Coming into the home stretch now and it’s getting harder and harder to get to the sessions and to make any meaningful sense of them. Perhaps I should reserve my postings until I have a chance to recover, but then I’d probably never get to them. Best to get to them when they are fresh.
This session started off with Linda Fennell, DC Environmental Justice Organizer, Sierra Club. Her presentation consisted of 3 case studies of the ways in which her organization has used government information to fight for environmental justice within communities. She noted that 60% of low-income people and people of color live in polluted areas. She said that technology has really helped these communities to exercise their FOIA rights, but still noted the ongoing problems of the digital divide and a general problem with access due to a lack of neighborhood libraries and cyber cafes, and the location of central government records. Moreover, she noted that one real challenge was the lack of knowledge of how to access information. Many people simply don’t know that certain information even exists, let alone where to go to access it.
Next up was Sean Moulton, OMB Watch, Director of Federal Information Policy. Generally, he noted that government loves to have and create information, but they hate pubic access to information. The government has a natural tendency toward secrecy. Why is this? Because increased public access to information = increased accountability, criticism, pressure, questions, and participation. Meanwhile, government secrecy = time, flexibility, and control (controlling the spin, controlling people’s actions and reactions).
He discussed FOIA as a passive, slow, legalistic, adversarial, and government-focused system. Moulton advocates for a Right-to-Know system which is proactive, faster, co-operative, user-friendly, and user-focused; government should be pushing the info out, we shouldn’t be having to pull it out. He also descibed current government information policy as follows:
• They disclose positive information, but are not so willing to disclose negative news
• They are more likely to disclose information after pressure – laws, court cases, congressional inquiries, public outcry. For example, Hurricane Katrina emphasized many problems in the information infrastructure and now people are demanding action in their right to know.
• The disclosure is limited, often influenced by corporate lobbying to disclose less
• They rollback information disclosure when the pressure and attention passes
Corporations like secrecy as much as government does, more probably.

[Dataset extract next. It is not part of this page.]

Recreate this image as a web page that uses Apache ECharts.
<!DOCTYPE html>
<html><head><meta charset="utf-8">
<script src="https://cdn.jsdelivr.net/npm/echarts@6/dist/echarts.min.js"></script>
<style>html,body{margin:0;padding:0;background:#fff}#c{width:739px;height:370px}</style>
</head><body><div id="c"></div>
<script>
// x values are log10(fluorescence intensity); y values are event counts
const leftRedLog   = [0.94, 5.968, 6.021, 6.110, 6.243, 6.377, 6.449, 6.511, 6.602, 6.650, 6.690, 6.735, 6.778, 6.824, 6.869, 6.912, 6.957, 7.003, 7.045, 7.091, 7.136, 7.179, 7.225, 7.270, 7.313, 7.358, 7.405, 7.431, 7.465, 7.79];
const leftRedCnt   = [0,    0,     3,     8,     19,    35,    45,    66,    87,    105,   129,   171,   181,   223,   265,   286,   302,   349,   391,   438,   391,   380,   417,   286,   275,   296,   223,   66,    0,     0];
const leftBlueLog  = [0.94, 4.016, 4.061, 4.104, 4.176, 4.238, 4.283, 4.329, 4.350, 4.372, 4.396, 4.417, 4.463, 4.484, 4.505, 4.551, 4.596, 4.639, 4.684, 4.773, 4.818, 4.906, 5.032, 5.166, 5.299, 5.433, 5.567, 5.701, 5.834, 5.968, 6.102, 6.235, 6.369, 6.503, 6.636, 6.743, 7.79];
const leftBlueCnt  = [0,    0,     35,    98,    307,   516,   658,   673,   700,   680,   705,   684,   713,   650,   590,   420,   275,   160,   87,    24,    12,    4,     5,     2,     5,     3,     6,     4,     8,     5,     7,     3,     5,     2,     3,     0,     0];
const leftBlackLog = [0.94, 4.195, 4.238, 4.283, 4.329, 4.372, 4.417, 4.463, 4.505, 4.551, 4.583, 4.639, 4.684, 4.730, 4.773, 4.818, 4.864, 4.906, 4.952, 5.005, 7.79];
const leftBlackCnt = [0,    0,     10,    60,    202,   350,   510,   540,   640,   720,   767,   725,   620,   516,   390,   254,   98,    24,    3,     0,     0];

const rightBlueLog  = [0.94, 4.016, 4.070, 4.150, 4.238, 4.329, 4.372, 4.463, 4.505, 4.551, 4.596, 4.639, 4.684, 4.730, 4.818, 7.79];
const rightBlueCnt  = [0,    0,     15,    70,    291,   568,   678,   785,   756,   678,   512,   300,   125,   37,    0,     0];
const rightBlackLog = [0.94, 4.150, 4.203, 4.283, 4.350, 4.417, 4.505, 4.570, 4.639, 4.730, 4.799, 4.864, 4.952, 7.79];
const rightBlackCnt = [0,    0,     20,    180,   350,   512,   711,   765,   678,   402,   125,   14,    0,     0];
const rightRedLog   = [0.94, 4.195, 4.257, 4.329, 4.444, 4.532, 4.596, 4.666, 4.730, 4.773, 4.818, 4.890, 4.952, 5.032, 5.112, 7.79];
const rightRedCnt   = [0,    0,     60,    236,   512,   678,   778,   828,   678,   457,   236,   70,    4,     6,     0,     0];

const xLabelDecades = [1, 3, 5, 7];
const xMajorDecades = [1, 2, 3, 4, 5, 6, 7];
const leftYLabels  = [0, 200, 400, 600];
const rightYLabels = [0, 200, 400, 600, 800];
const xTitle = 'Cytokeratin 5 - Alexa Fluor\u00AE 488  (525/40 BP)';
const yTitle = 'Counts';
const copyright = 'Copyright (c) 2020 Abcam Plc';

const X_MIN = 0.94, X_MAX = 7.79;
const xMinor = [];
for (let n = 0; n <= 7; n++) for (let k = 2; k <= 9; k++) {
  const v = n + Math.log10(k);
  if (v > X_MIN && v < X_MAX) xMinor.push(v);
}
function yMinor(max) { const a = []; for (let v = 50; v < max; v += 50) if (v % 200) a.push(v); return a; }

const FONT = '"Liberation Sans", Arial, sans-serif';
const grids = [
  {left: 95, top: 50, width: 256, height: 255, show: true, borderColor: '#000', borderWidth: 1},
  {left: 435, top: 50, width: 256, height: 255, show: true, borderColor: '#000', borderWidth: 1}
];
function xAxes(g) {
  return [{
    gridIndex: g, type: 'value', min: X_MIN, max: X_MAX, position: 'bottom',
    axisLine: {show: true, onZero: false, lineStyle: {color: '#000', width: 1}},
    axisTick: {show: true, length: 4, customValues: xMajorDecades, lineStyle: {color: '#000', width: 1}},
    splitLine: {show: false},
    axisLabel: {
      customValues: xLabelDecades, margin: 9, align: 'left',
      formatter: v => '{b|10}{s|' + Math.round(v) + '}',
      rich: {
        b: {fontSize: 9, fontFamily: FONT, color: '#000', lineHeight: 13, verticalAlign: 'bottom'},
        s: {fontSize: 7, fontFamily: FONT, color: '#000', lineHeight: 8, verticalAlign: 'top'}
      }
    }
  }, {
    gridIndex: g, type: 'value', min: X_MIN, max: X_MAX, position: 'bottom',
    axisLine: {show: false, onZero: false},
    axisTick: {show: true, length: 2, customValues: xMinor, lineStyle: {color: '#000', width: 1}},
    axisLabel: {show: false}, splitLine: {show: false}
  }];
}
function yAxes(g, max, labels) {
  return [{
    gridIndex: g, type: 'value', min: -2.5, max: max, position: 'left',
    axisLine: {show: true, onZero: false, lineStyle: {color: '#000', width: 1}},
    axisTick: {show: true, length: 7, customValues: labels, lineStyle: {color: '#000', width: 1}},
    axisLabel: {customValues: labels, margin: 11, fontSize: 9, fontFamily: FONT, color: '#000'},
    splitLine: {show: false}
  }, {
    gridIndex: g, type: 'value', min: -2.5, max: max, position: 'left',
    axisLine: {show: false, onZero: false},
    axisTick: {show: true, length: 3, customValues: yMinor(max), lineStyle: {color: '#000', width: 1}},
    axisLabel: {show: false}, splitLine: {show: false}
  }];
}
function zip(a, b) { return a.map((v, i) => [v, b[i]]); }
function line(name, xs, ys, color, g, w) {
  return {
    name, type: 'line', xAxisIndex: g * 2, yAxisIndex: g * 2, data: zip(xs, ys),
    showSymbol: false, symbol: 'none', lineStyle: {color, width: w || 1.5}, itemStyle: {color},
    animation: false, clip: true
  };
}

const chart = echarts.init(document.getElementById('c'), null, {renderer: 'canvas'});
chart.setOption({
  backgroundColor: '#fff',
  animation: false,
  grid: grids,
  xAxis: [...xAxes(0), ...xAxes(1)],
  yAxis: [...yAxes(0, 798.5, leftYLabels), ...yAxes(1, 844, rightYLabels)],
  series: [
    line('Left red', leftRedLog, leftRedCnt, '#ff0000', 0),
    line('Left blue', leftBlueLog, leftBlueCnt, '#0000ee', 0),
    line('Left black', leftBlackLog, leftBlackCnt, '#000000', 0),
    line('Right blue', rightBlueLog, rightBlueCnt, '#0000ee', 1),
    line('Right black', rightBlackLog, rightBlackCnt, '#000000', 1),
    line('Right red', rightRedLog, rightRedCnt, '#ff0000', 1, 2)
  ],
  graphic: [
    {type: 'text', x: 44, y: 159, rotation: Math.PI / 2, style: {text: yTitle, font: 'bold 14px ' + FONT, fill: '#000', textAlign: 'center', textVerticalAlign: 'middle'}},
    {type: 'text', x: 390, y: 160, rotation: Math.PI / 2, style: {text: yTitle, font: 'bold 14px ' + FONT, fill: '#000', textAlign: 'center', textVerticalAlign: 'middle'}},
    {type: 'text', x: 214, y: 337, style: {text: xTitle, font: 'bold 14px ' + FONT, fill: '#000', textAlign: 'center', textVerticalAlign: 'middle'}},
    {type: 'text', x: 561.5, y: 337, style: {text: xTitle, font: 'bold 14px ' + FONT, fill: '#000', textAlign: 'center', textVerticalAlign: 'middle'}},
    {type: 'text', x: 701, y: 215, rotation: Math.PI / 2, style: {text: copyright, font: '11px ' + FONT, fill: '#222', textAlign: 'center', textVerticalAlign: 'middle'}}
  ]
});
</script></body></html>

Less government info = less corporate info and less accountability.
Moulton emphasized the need for more public participation in the information policy process and that it must be user-focused. And in a statement that was very reminiscent of Susanne Barker’s worst case scenario planning, one of his strategies for improving public access is to be prepared to leap forward when a crisis arises that highlights the information crisis and the need for access, to have a solution ready waiting for the problem.
The final speaker was Tom Moritz, Associate Director / Chief Knowledge Management, Getty Research Institute. Moritz’s topic was An Introduction to Conservation Commons. In all honesty, leaving the session I still had no idea what the Conservation Commons was. I don’t know if he was more used to a different crowd or had simply over-prepared, but most of Moritz’s slides were lengthy quotes and charts and bar graphs about the scientific process that he just glossed over in the interest of time. It was one of those “And this slide shows this graph, and this slide has this quote by so-and-so” kinds of presentations in which there was little if any explanation about why those items were included. It would have been much more interesting to actually hear about the Conservation Commons and how it is being used than to see slide after slide of numbers detailing Olde Timey computer specs and technological saturation levels.